Let’s say you’re walking through your orchard, and you see spots on a leaf. It looks like a disease, but you’re not sure which one. Wouldn’t it be great if you could just take a picture of the leaf with your smartphone camera, then use an app to identify the disease?
Cornell University associate professor Awais Khan aims to produce just such an app, but first he and his team have to take a lot more pictures and do a lot more annotating.
Khan leads a project studying computer vision for rapid and accurate disease scouting in apple orchards. In the apple world, computer vision technology has gained a lot of attention for its crop load management potential, but Khan also saw potential for disease identification.

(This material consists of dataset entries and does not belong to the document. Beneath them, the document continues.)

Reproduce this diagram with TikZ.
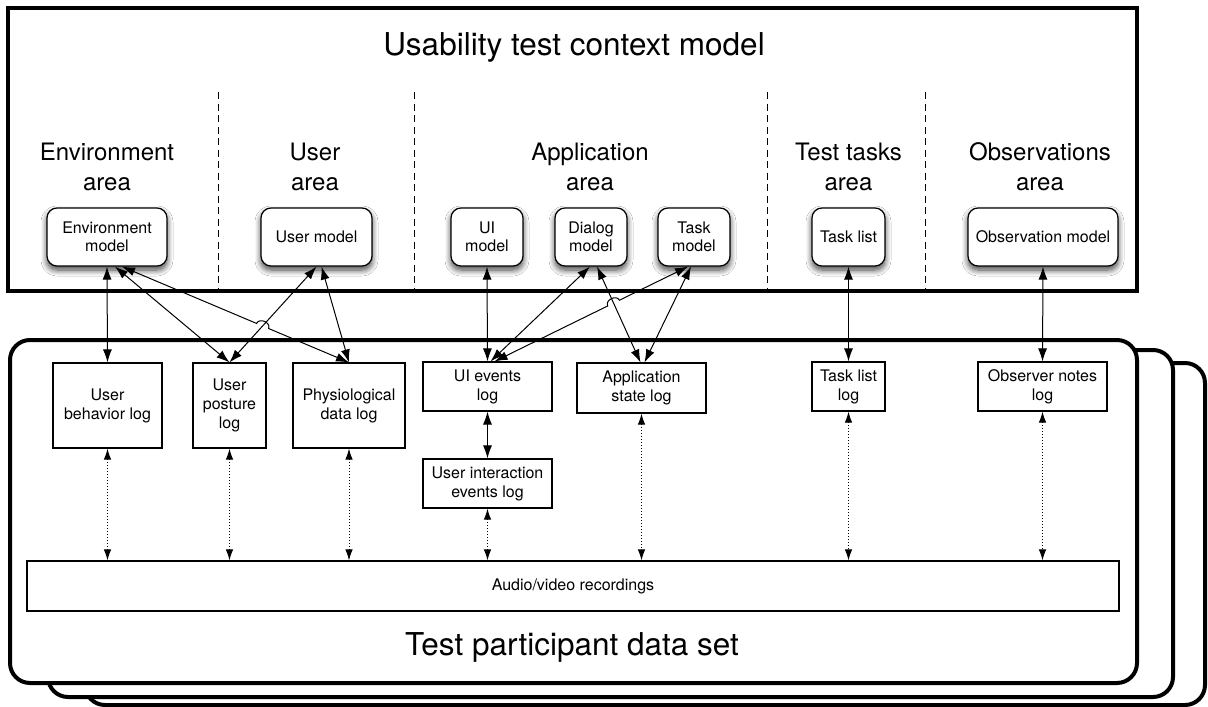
\documentclass[tikz,border=0pt]{standalone}
\usepackage{fontspec}
\setmainfont{TeX Gyre Heros}
\usetikzlibrary{arrows.meta,calc,intersections,shadows.blur}
\tikzset{
  model/.style={draw, line width=1.2pt, rounded corners=10pt, fill=white, align=center,
    inner sep=0pt, minimum height=58pt, font=\fontsize{16}{18}\selectfont,
    blur shadow={shadow xshift=0pt, shadow yshift=-4pt, shadow blur radius=6pt,
      shadow blur steps=10, shadow opacity=75}},
  logbox/.style={draw, line width=1.1pt, fill=white, align=center, inner sep=0pt,
    font=\fontsize{16}{19}\selectfont},
  arealabel/.style={align=center, font=\fontsize{24}{30}\selectfont},
  bigtitle/.style={anchor=base, font=\fontsize{31.5}{36}\selectfont},
  conn/.style={line width=1pt, {Latex[length=13pt,width=9pt]}-{Latex[length=13pt,width=9pt]}},
  dconn/.style={line width=1pt, dotted, {Latex[length=11pt,width=7.5pt]}-{Latex[length=11pt,width=7.5pt]}},
  divider/.style={line width=0.9pt, dash pattern=on 7pt off 4.5pt},
  frame/.style={line width=4pt, fill=white},
  stack/.style={line width=4pt, fill=white, rounded corners=20pt},
  jump/.style={bend left=90, looseness=1.3}
}
\begin{document}
\begin{tikzpicture}[x=1pt,y=-1pt]
\useasboundingbox (0,0) rectangle (1208,707);

% ---- upper context model frame
\draw[frame] (8,8) rectangle (1137,291);
\node[bigtitle] (title) at (574,55) {Usability test context model};
\foreach \xx in {218,414.6,767.4,925.6}
  \draw[divider] (\xx,92) -- (\xx,289);

\node[arealabel] (envarea) at (107,167) {Environment\\area};
\node[arealabel] (userarea) at (315,167) {User\\area};
\node[arealabel] (apparea) at (590,167) {Application\\area};
\node[arealabel] (taskarea) at (848.5,167) {Test tasks\\area};
\node[arealabel] (obsarea) at (1040,167) {Observations\\area};

\node[model, minimum width=120pt] (envm) at (107,237) {Environment\\model};
\node[model, minimum width=111pt] (userm) at (316.5,237) {User model};
\node[model, minimum width=72pt] (uim) at (487,237) {UI\\model};
\node[model, minimum width=72pt] (dialogm) at (591,237) {Dialog\\model};
\node[model, minimum width=72pt] (taskm) at (694,237) {Task\\model};
\node[model, minimum width=73pt] (tasklist) at (848.5,237) {Task list};
\node[model, minimum width=150pt] (obsm) at (1043,237) {Observation model};

% ---- stacked data sets
\draw[stack] (85,363) rectangle (1205,705);
\draw[stack] (48,350) rectangle (1173,697);
\draw[stack] (10,340) rectangle (1137,683);

\node[logbox, minimum width=109pt, minimum height=85pt] (behav) at (107.5,405.5) {User\\behavior log};
\node[logbox, minimum width=73pt, minimum height=85pt] (posture) at (229.5,405.5) {User\\posture\\log};
\node[logbox, minimum width=112pt, minimum height=85pt] (physio) at (349,405.5) {Physiological\\data log};
\node[logbox, minimum width=129pt, minimum height=49pt] (uiev) at (487.5,386.5) {UI events\\log};
\node[logbox, minimum width=129pt, minimum height=50pt] (appst) at (641.5,388) {Application\\state log};
\node[logbox, minimum width=129pt, minimum height=49pt] (uie) at (487.5,483.5) {User interaction\\events log};
\node[logbox, minimum width=73pt, minimum height=49pt] (tasklog) at (848.5,386.5) {Task list\\log};
\node[logbox, minimum width=129pt, minimum height=49pt] (obsn) at (1042.5,386.5) {Observer notes\\log};
\node[logbox, minimum width=1092pt, minimum height=50pt] (audio) at (573,586) {Audio/video recordings};

\node[bigtitle] (dstitle) at (572,655) {Test participant data set};

% ---- solid connectors
\coordinate (e2) at ([xshift=8pt]envm.south);
\coordinate (e3) at ([xshift=15pt]envm.south);
\coordinate (u5) at ([xshift=5pt]userm.south);
\draw[conn] (envm.south) -- (behav.north);
\draw[conn] (e2) -- (posture.north);
\path[name path=p4] (userm.south) -- (posture.north);
\draw[conn] (userm.south) -- (posture.north);
\draw[conn] (u5) -- (physio.north);
\path[name path=p3] (e3) -- (physio.north);
\path[name intersections={of=p3 and p4, by=x34}];
\draw[conn] (e3) -- ($(x34)!6.5pt!(e3)$) to[jump] ($(x34)!6.5pt!(physio.north)$) -- (physio.north);

\coordinate (u7) at ([xshift=3pt]uiev.north);
\coordinate (u8) at ([xshift=7pt]uiev.north);
\coordinate (d7) at ([xshift=-1pt]dialogm.south);
\coordinate (d9) at ([xshift=6pt]dialogm.south);
\coordinate (t8) at ([xshift=-6pt]taskm.south);
\coordinate (t10) at ([xshift=-3pt]taskm.south);
\coordinate (a9) at ([xshift=-1pt]appst.north);
\coordinate (a10) at ([xshift=3pt]appst.north);
\draw[conn] (uim.south) -- (uiev.north);
\draw[conn] (d7) -- (u7);
\path[name path=p9] (d9) -- (a9);
\draw[conn] (d9) -- (a9);
\draw[conn] (t10) -- (a10);
\path[name path=p8] (u8) -- (t8);
\path[name intersections={of=p8 and p9, by=x89}];
\draw[conn] (u8) -- ($(x89)!6.5pt!(u8)$) to[jump] ($(x89)!6.5pt!(t8)$) -- (t8);

\draw[conn] (tasklist.south) -- (tasklog.north);
\draw[conn] (obsm.south) -- (obsn.north);
\draw[conn] (uiev.south) -- (uie.north);

% ---- dotted connectors to recordings
\foreach \n in {behav,posture,physio,uie,appst,tasklog,obsn}
  \draw[dconn] (\n.south) -- (\n.south |- audio.north);
\end{tikzpicture}
\end{document}
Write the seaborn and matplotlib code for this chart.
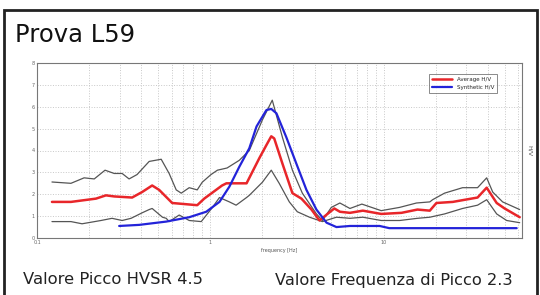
import matplotlib
matplotlib.use("Agg")
import matplotlib.pyplot as plt
import seaborn as sns
import pandas as pd
from matplotlib.patches import Rectangle

# frequency [Hz] / H/V values
freq_upper = [0.122, 0.157, 0.187, 0.214, 0.247, 0.279, 0.31, 0.34, 0.378, 0.444, 0.521,
              0.579, 0.636, 0.68, 0.756, 0.841, 0.899, 1.01, 1.10, 1.25, 1.47, 1.68, 2.0,
              2.28, 2.61, 2.98, 3.4, 4.1, 4.44, 5.0, 5.6, 6.4, 7.5, 9.7, 12.4, 15.5, 18.5,
              19.2, 22.5, 28.6, 34.9, 39.4, 42.7, 48.7, 61.1]
hv_upper = [2.56, 2.5, 2.75, 2.7, 3.1, 2.95, 2.95, 2.7, 2.9, 3.5, 3.6,
            2.95, 2.2, 2.05, 2.3, 2.2, 2.55, 2.9, 3.1, 3.2, 3.55, 4.0, 5.4,
            6.3, 4.6, 3.1, 2.05, 1.1, 0.8, 1.4, 1.6, 1.35, 1.55, 1.25, 1.4, 1.6, 1.65,
            1.75, 2.05, 2.3, 2.3, 2.75, 2.1, 1.65, 1.3]

freq_avg = [0.122, 0.157, 0.219, 0.25, 0.279, 0.354, 0.404, 0.462, 0.507, 0.603, 0.841,
            0.923, 1.17, 1.24, 1.62, 1.92, 2.11, 2.25, 2.34, 2.61, 2.98, 3.36, 3.84,
            4.27, 4.75, 5.2, 5.6, 6.4, 7.6, 9.7, 12.7, 15.7, 18.5, 20.2, 25.1, 34.9,
            39.4, 45.0, 50.0, 61.1]
hv_avg = [1.65, 1.65, 1.8, 1.95, 1.9, 1.85, 2.1, 2.4, 2.2, 1.6, 1.5,
          1.8, 2.4, 2.5, 2.5, 3.65, 4.25, 4.65, 4.55, 3.4, 2.05, 1.8, 1.3,
          0.8, 1.1, 1.35, 1.2, 1.15, 1.25, 1.1, 1.15, 1.3, 1.25, 1.6, 1.65, 1.85,
          2.3, 1.6, 1.35, 0.95]

freq_lower = [0.122, 0.157, 0.182, 0.234, 0.271, 0.31, 0.349, 0.404, 0.444, 0.462, 0.53,
              0.557, 0.579, 0.662, 0.756, 0.887, 1.03, 1.13, 1.29, 1.41, 1.62, 1.68, 2.0,
              2.25, 2.5, 2.86, 3.18, 3.74, 4.44, 5.35, 6.4, 7.6, 9.7, 12.4, 15.7, 18.5,
              22.5, 28.6, 34.9, 39.4, 45.0, 51.4, 61.1]
hv_lower = [0.75, 0.75, 0.65, 0.8, 0.9, 0.8, 0.9, 1.15, 1.3, 1.35, 0.95,
            0.9, 0.75, 1.05, 0.8, 0.75, 1.4, 1.85, 1.65, 1.5, 1.85, 1.95, 2.55,
            3.1, 2.5, 1.65, 1.2, 0.95, 0.75, 0.95, 0.9, 0.95, 0.8, 0.8, 0.9, 0.95,
            1.1, 1.35, 1.5, 1.75, 1.1, 0.8, 0.7]

freq_synth = [0.298, 0.389, 0.557, 0.756, 0.948, 1.13, 1.29, 1.47, 1.68, 1.85, 2.11,
              2.25, 2.41, 2.75, 3.14, 3.59, 4.1, 4.69, 5.35, 6.4, 9.5, 10.8, 58.7]
hv_synth = [0.55, 0.6, 0.75, 0.95, 1.2, 1.65, 2.35, 3.25, 4.1, 5.1, 5.85,
            5.9, 5.7, 4.6, 3.4, 2.2, 1.3, 0.7, 0.5, 0.55, 0.55, 0.45, 0.45]

sns.set_theme(style="white")
plt.rcParams['font.family'] = ['DejaVu Sans']

fig = plt.figure(figsize=(5.4, 2.95), dpi=100)
ax = fig.add_axes([37/540, 1-238/295, 485/540, 175/295])

# grey envelope curves
sns.lineplot(x=freq_upper, y=hv_upper, ax=ax, color="#555555", lw=0.9)
sns.lineplot(x=freq_lower, y=hv_lower, ax=ax, color="#555555", lw=0.9)
# average and synthetic
sns.lineplot(x=freq_avg, y=hv_avg, ax=ax, color="#e8262a", lw=1.8, label="Average H/V")
sns.lineplot(x=freq_synth, y=hv_synth, ax=ax, color="#2323d9", lw=1.6, label="Synthetic H/V")

ax.set_xscale("log")
ax.set_xlim(0.1, 63)
ax.set_ylim(0, 8)
ax.set_xticks([0.1, 1, 10])
ax.set_xticklabels(["0.1", "1", "10"])
ax.set_yticks(range(0, 9))
ax.tick_params(axis="both", which="both", labelsize=3.5, colors="#666666", length=0, pad=1.5)
ax.tick_params(axis="x", which="minor", length=0)
ax.grid(True, which="both", linestyle=":", color="#c8c8c8", lw=0.7)
for s in ax.spines.values():
    s.set_color("#777777")
    s.set_linewidth(0.8)

ax.set_xlabel("frequency [Hz]", fontsize=3.5, color="#555555", labelpad=2)
ax.yaxis.set_label_position("right")
ax.set_ylabel("H/V", fontsize=4.5, color="#555555", rotation=270, labelpad=7)

leg = ax.legend(loc="upper right", bbox_to_anchor=(0.955, 0.955), fontsize=4, frameon=True,
                fancybox=False, edgecolor="#555555", handlelength=3.6, borderpad=0.6,
                labelspacing=0.5, handletextpad=0.8)
leg.get_frame().set_linewidth(0.6)

# outer panel frame and texts
fig.patches.append(Rectangle((4/540, -0.02), 533/540, 1-10/295+0.02, transform=fig.transFigure,
                             fill=False, edgecolor="#222222", lw=2))
fig.text(15/540, 1-35/295, "Prova L59", fontsize=17.5, va="center", ha="left", color="#111111")
fig.text(23/540, 1-280/295, "Valore Picco HVSR 4.5", fontsize=11.8, va="center", ha="left", color="#222222")
fig.text(275/540, 1-280/295, "Valore Frequenza di Picco 2.3", fontsize=11.7, va="center", ha="left", color="#222222")

fig.savefig("out.png", dpi=100)
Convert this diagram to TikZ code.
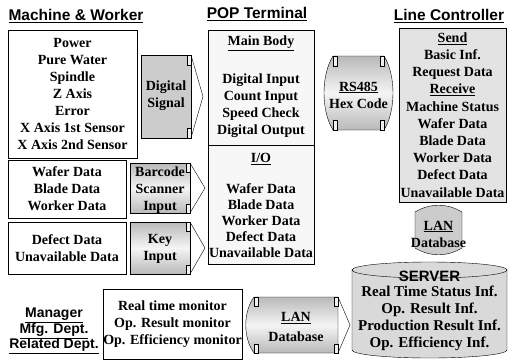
\documentclass[tikz,border=0pt]{standalone}
\usepackage{fontspec}
\setmainfont{Liberation Serif}
\setsansfont{Liberation Sans}

\begin{document}
\begin{tikzpicture}[x=1pt, y=-1pt,
        title/.style={font=\sffamily\bfseries\fontsize{15.5}{18}\selectfont, inner sep=0pt},
        txt/.style={font=\bfseries\fontsize{14}{17}\selectfont, align=center, inner sep=0pt},
        plainbox/.style={rectangle, draw, fill=white, txt},
        popbox/.style={rectangle, draw, fill=gray!6},
        lcbox/.style={rectangle, draw, fill=gray!22, txt, font=\bfseries\fontsize{14}{17.2}\selectfont},
        curl/.style={draw, top color=gray!55, bottom color=gray!55, middle color=gray!8},
        darkcurl/.style={draw, fill=gray!40},
        curltab/.style={draw, fill=gray!12},
        serverfill/.style={draw, fill=gray!30}]

        \useasboundingbox (0,0) rectangle (510,361);

        % Titles
        \node[title] (mwtitle) at (76,16) {\underline{Machine \& Worker}};
        \node[title] (poptitle) at (257,14) {\underline{POP Terminal}};
        \node[title] (lctitle) at (449,16) {\underline{Line Controller}};

        % Machine & Worker column
        \node[plainbox, minimum width=129, minimum height=128] (sensors) at (72.5,94) {Power\\Pure Water\\Spindle\\Z Axis\\Error\\X Axis 1st Sensor\\X Axis 2nd Sensor};
        \node[plainbox, minimum width=118, minimum height=58] (scanned) at (67,189) {Wafer Data\\Blade Data\\Worker Data};
        \node[plainbox, minimum width=118, minimum height=52] (keyed) at (67,248) {Defect Data\\Unavailable Data};

        % Input arrows
        \path[darkcurl] (141,55) rectangle (191,138);
        \path[curltab] (187,55) rectangle (191,65);
        \path[curltab] (187,128) rectangle (191,138);
        \draw (191,55) -- (203,96.5) -- (191,138);
        \node[txt] (digital) at (166,96) {Digital\\Signal};

        \path[curl] (130,163) rectangle (190,213);
        \path[curltab] (186,163) rectangle (190,172);
        \path[curltab] (186,204) rectangle (190,213);
        \draw (190,163) -- (205,188) -- (190,213);
        \node[txt] (barcode) at (160,190) {Barcode\\Scanner\\Input};

        \path[curl] (130,222) rectangle (190,274);
        \path[curltab] (186,222) rectangle (190,231);
        \path[curltab] (186,265) rectangle (190,274);
        \draw (190,222) -- (205,248) -- (190,274);
        \node[txt] (key) at (160,249) {Key\\Input};

        % POP Terminal
        \node[popbox, minimum width=106, minimum height=234] (pop) at (261,147) {};
        \draw (pop.west |- 0,145) -- (pop.east |- 0,145);
        \node[txt] (mainbody) at (261,43) {\underline{Main Body}};
        \node[txt] (mainio) at (261,106) {Digital Input\\Count Input\\Speed Check\\Digital Output};
        \node[txt] (io) at (261,159) {\underline{I/O}};
        \node[txt, font=\bfseries\fontsize{14}{16}\selectfont] (iodata) at (261,221) {Wafer Data\\Blade Data\\Worker Data\\Defect Data\\Unavailable Data};

        % RS485 link
        \path[curl] (333,56) -- (384,56) .. controls (396,75) and (396,111) .. (384,130) -- (333,130) .. controls (321,111) and (321,75) .. cycle;
        \path[curltab] (333,56) rectangle (337,66);
        \path[curltab] (380,56) rectangle (384,66);
        \path[curltab] (333,120) rectangle (337,130);
        \path[curltab] (380,120) rectangle (384,130);
        \node[txt] (rs485) at (358.5,95) {\underline{RS485}\\Hex Code};

        % Line Controller
        \node[lcbox, minimum width=107, minimum height=174] (lc) at (452.5,115) {\underline{Send}\\Basic Inf.\\Request Data\\\underline{Receive}\\Machine Status\\Wafer Data\\Blade Data\\Worker Data\\Defect Data\\Unavailable Data};

        % LAN to server
        \path[darkcurl] (415,212) .. controls (430,203) and (447,203) .. (462,212) -- (462,248) .. controls (447,257) and (430,257) .. (415,248) -- cycle;
        \node[txt] (lanup) at (438.5,234) {\underline{LAN}\\Database};

        % Server
        \path[serverfill] (352,270) -- (352,350) arc[start angle=180, end angle=0, x radius=77.5, y radius=8] -- (507,270) -- cycle;
        \path[serverfill] (429.5,270) ellipse[x radius=77.5, y radius=8];
        \node[txt, font=\sffamily\bfseries\fontsize{15}{18}\selectfont] (server) at (429.5,276) {SERVER};
        \node[txt, font=\bfseries\fontsize{15}{17}\selectfont] (serverinf) at (429.5,318) {Real Time Status Inf.\\Op. Result Inf.\\Production Result Inf.\\Op. Efficiency Inf.};

        % Monitoring
        \node[plainbox, minimum width=137, minimum height=70] (monitor) at (172.5,324) {Real time monitor\\Op. Result monitor\\Op. Efficiency monitor};
        \node[txt, font=\sffamily\bfseries\fontsize{14}{15.5}\selectfont] (users) at (54,331) {\underline{Manager}\\\underline{Mfg. Dept.}\\\underline{Related Dept.}};

        \path[curl] (254,297) -- (338,297) -- (338,353) -- (254,353) .. controls (243,338) and (243,312) .. cycle;
        \path[curltab] (254,297) rectangle (258,306);
        \path[curltab] (334,297) rectangle (338,306);
        \path[curltab] (254,344) rectangle (258,353);
        \path[curltab] (334,344) rectangle (338,353);
        \draw (338,297) -- (350,325) -- (338,353);
        \node[txt] (lanside) at (296,327) {\underline{LAN}\\[3pt]Database};
    \end{tikzpicture}
\end{document}
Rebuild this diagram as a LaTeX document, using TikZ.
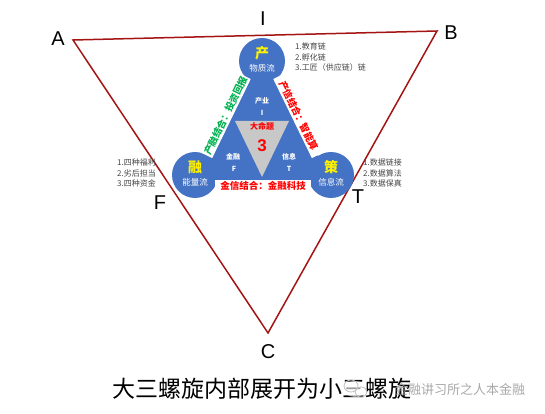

In 2019, Khan and collaborators from Cornell Tech, the university’s technology, business, law and design campus in Manhattan, received funding from the Cornell Institute for Digital Agriculture to “train” computer vision models to detect and identify apple foliar diseases, with the long-term goal of developing a system for automatic disease identification.
The first task was to collect images of apple foliar diseases. Khan’s team started with a handful of economically significant diseases, including apple scab, cedar apple rust and frogeye leaf spot. In order to properly train machine learning models, they took thousands of images of disease symptoms on leaves in Cornell research orchards. They photographed the leaves in sunny and cloudy weather, from different distances and angles, using different cameras and different focuses. They also asked growers, extension educators and crop consultants to send them images of disease symptoms.
The next task was what Khan called “expert annotation.” He and other plant pathologists used their expertise to identify the diseases in each image. Each disease must be correctly identified, because if the images are not reliable, the machine learning models will not be reliable, either, he said.
Correct identification isn’t always easy. Leaves can have multiple disease symptoms that are hard to separate. Even insect damage can look like disease damage.
“Sometimes, even experts couldn’t tell what certain symptoms were,” Khan said.
To develop the actual machine learning models, Khan and his collaborators decided to adopt a “crowdsourcing” approach. In 2020, they set up a competition on the Kaggle website (kaggle.com), a hub of coding and analytical tools shared by data scientists. Khan asked the site’s community of users to use the annotated images of apple scab, cedar apple rust and healthy leaves to develop machine learning models that could identify those diseases. Hundreds of teams from all over the world submitted thousands of machine learning models. The top teams created models that were about 97 percent accurate, Khan said.
In 2021, Khan’s team set up another Kaggle competition, submitting more complex images with a greater number of diseases, as well as multiple diseases per leaf. The resulting models weren’t as accurate. Khan’s team will continue to add images to create a larger, more comprehensive data set for future Kaggle competitions and will continue to explore more advanced methods for disease classification and quantification.
The high participation in the Kaggle competitions showed that there are many image processing and machine learning experts who can offer innovative solutions to plant disease classification. The unavailability of annotated disease data sets now serves as the main limitation, Khan said.
Developing a disease-detection app that anyone can use is one of the long-term goals of the project, but that will require years of research. In the meantime, Khan and his team are still taking pictures and making annotations.